An announcement could come as soon as Tuesday.
Farm groups have complained that moves by China and other countries in response to Trump’s protectionist trade stance could cost them billions of dollars, spooking Republicans who fear a political and economic blowback to Trump’s approach.
The White House has searched for months for a way to provide emergency assistance to farmers without backing down on Trump’s trade agenda, and the new program will extend roughly $12 billion through three different mechanisms run by the Department of Agriculture.
The funds will come through direct assistance, a food purchase and distribution program, and a trade promotion program.
It will rely in part on a Depression-era program called the Commodity Credit Corporation, a division of the Agriculture Department that was created in 1933 to offer a financial backstop for farmers.

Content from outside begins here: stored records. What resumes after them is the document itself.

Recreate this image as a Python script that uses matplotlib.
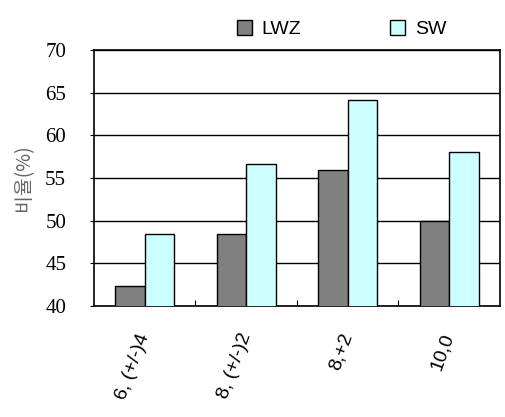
import matplotlib.pyplot as plt
import numpy as np

# Data
categories = ['6, (+/-)4', '8, (+/-)2', '8,+2', '10,0']
lwz = [42.3, 48.4, 56.0, 50.0]
sw = [48.4, 56.6, 64.2, 58.1]

fig = plt.figure(figsize=(5.05, 4.17), dpi=100)
ax = fig.add_axes([0.186, 0.266, 0.804, 0.614])

x = np.arange(len(categories))
w = 0.29
ax.bar(x - w / 2, lwz, w, color='#808080', edgecolor='black', linewidth=1, label='LWZ', zorder=3)
ax.bar(x + w / 2, sw, w, color='#CCFFFF', edgecolor='black', linewidth=1, label='SW', zorder=3)

ax.set_ylim(40, 70)
ax.set_xlim(-0.5, len(categories) - 0.5)
ax.set_yticks(range(40, 71, 5))
ax.yaxis.grid(True, color='black', linewidth=1)
for s in ax.spines.values():
    s.set_linewidth(1.2)

# y tick labels in serif
for lbl in ax.get_yticklabels():
    lbl.set_fontfamily('Liberation Serif')
    lbl.set_fontsize(15)
ax.tick_params(axis='y', length=3, direction='out', pad=17)

# x ticks at category boundaries, labels at centers
ax.set_xticks(np.arange(0.5, len(categories) - 1, 1))
ax.set_xticklabels([])
ax.tick_params(axis='x', direction='in', length=4)
ax.set_xticks(x, minor=True)
ax.set_xticklabels(categories, minor=True, rotation=70, ha='right', va='center',
                   rotation_mode='anchor', fontfamily='Liberation Sans', fontsize=14)
ax.tick_params(axis='x', which='minor', length=0, pad=20)

ax.set_ylabel('비율(%)', fontfamily=['Noto Sans CJK KR', 'DejaVu Sans'], fontsize=14,
              color='#666666', labelpad=8)

ax.legend(loc='lower center', bbox_to_anchor=(0.61, 1.0), ncol=2, frameon=False,
          prop={'family': 'Liberation Sans', 'size': 14}, handlelength=0.75, handleheight=0.75,
          columnspacing=4.6, handletextpad=0.5, borderaxespad=0.2)

fig.savefig('out.png', dpi=100)
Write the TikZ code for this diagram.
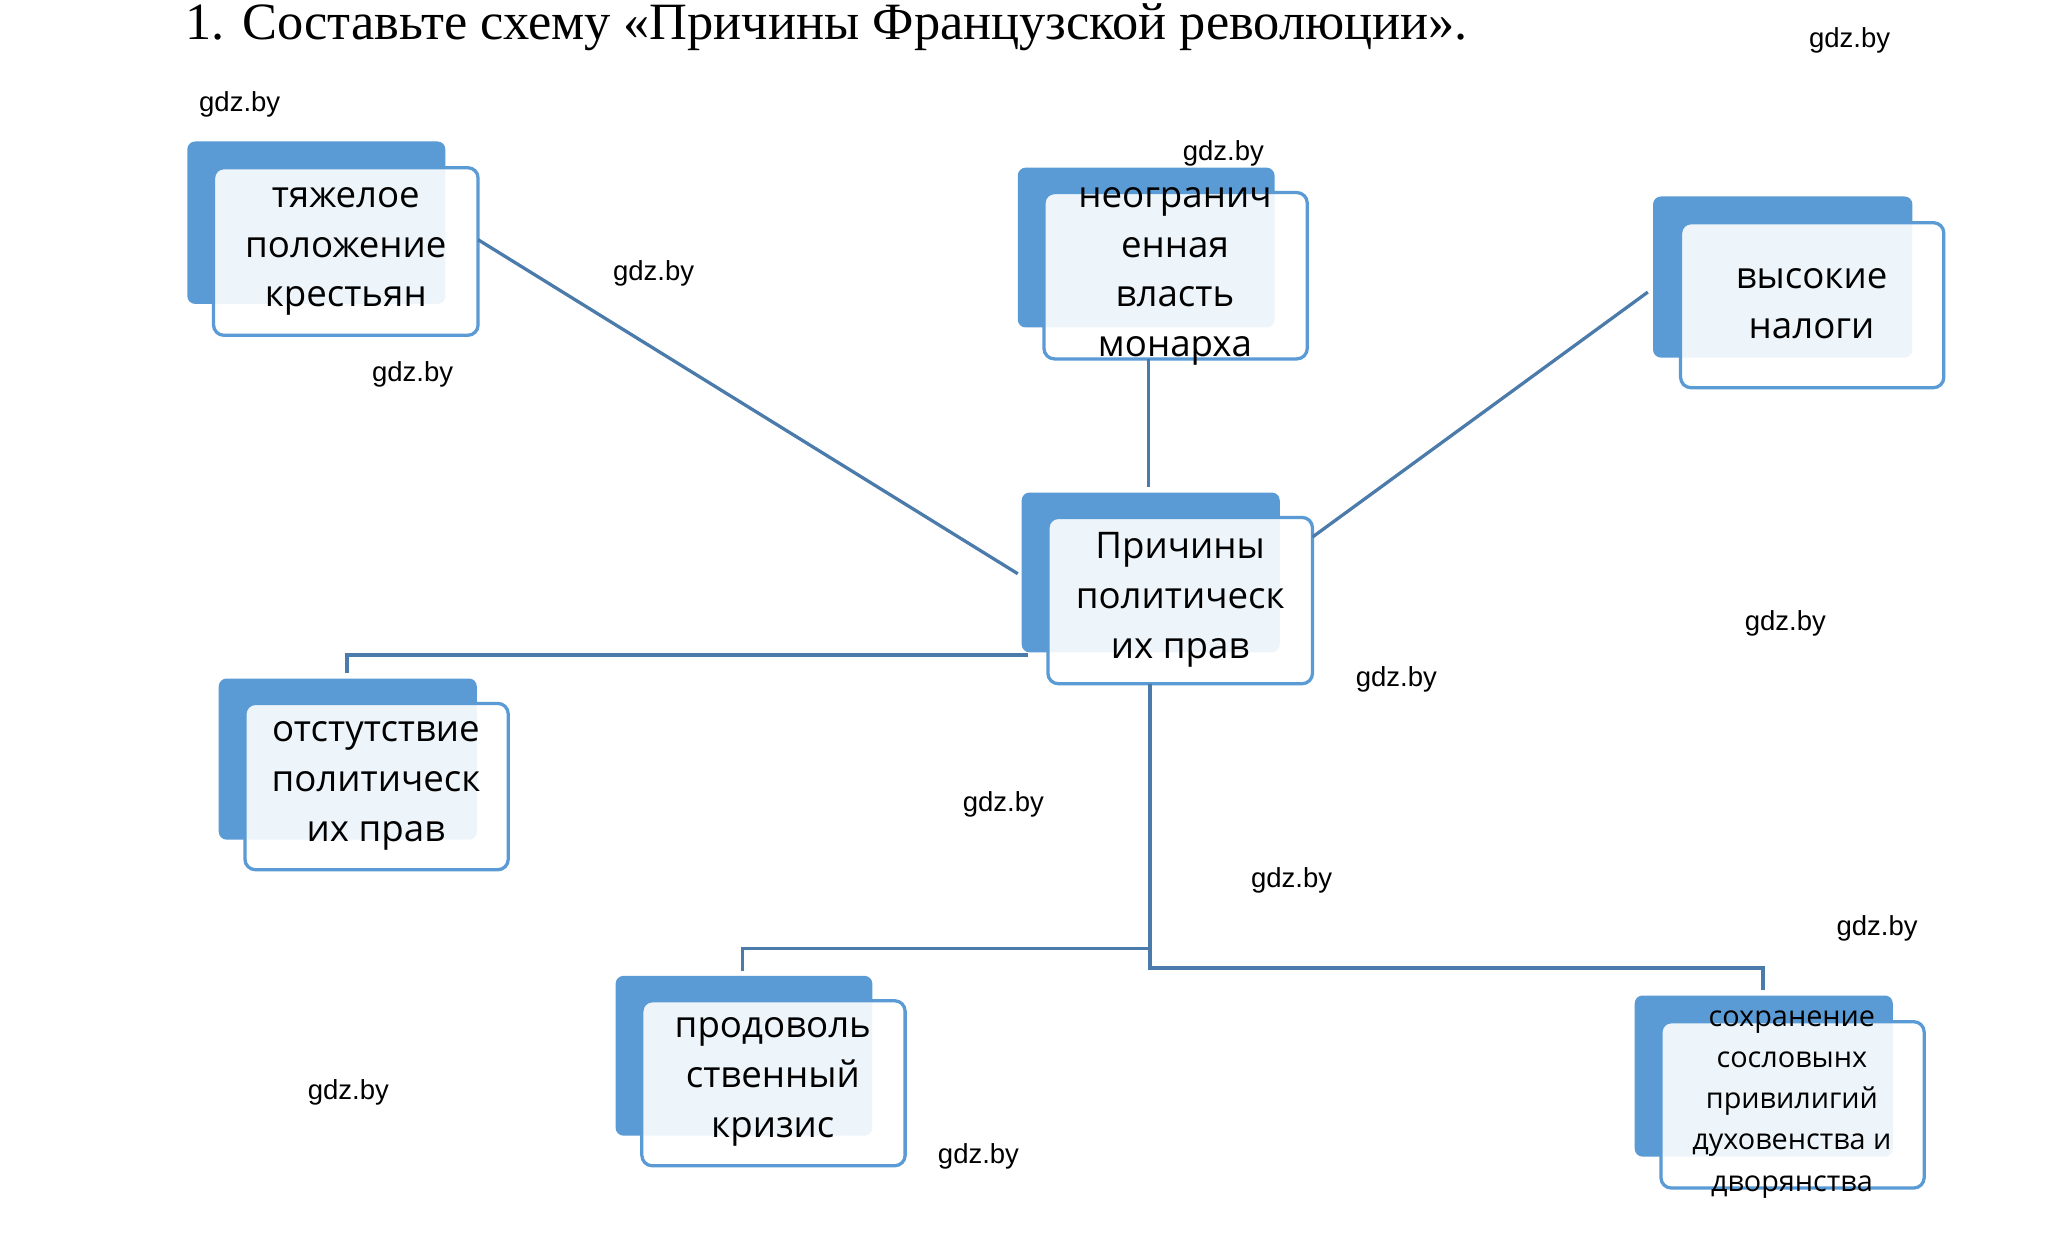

Soy prices have fallen particularly hard in the past few months, though Trump has tried to deflect blame and promised to somehow take care of these farmers, many of whom are from politically crucial states like Iowa and Wisconsin.
The new plan at the Agriculture Department would advance emergency funds for these farmers but likely not provide a long-term solution if the trade disputes with China and other countries persist.
Because the program was created during the Depression, it does not rely on new congressional approval. It allows the CCC to borrow up to $30 billion from the Treasury Department to “stabilize, support, and protect farm income and prices.”
Still, some Republicans several months ago had warned against using the CCC as part of a trade-war related bailout, saying it could distort market forces and pay farmers for products they don’t produce.
Trump is trying to mollify a growing chorus of complaints from Republicans and business groups, who have complained that his trade approach is hurting broad swaths of the economy.
Sen. Ron Johnson (R-Wis.) said Tuesday he has heard from a number of businesses in his state that the primary beneficiaries of Trump’s tariffs are overseas competitors that aren’t being hit with higher prices on their materials.
Speaking at the Heritage Foundation, Johnson said these trade disputes “could just totally run out of control” and likened them to “throwing a hand grenade of uncertainty” into the economy.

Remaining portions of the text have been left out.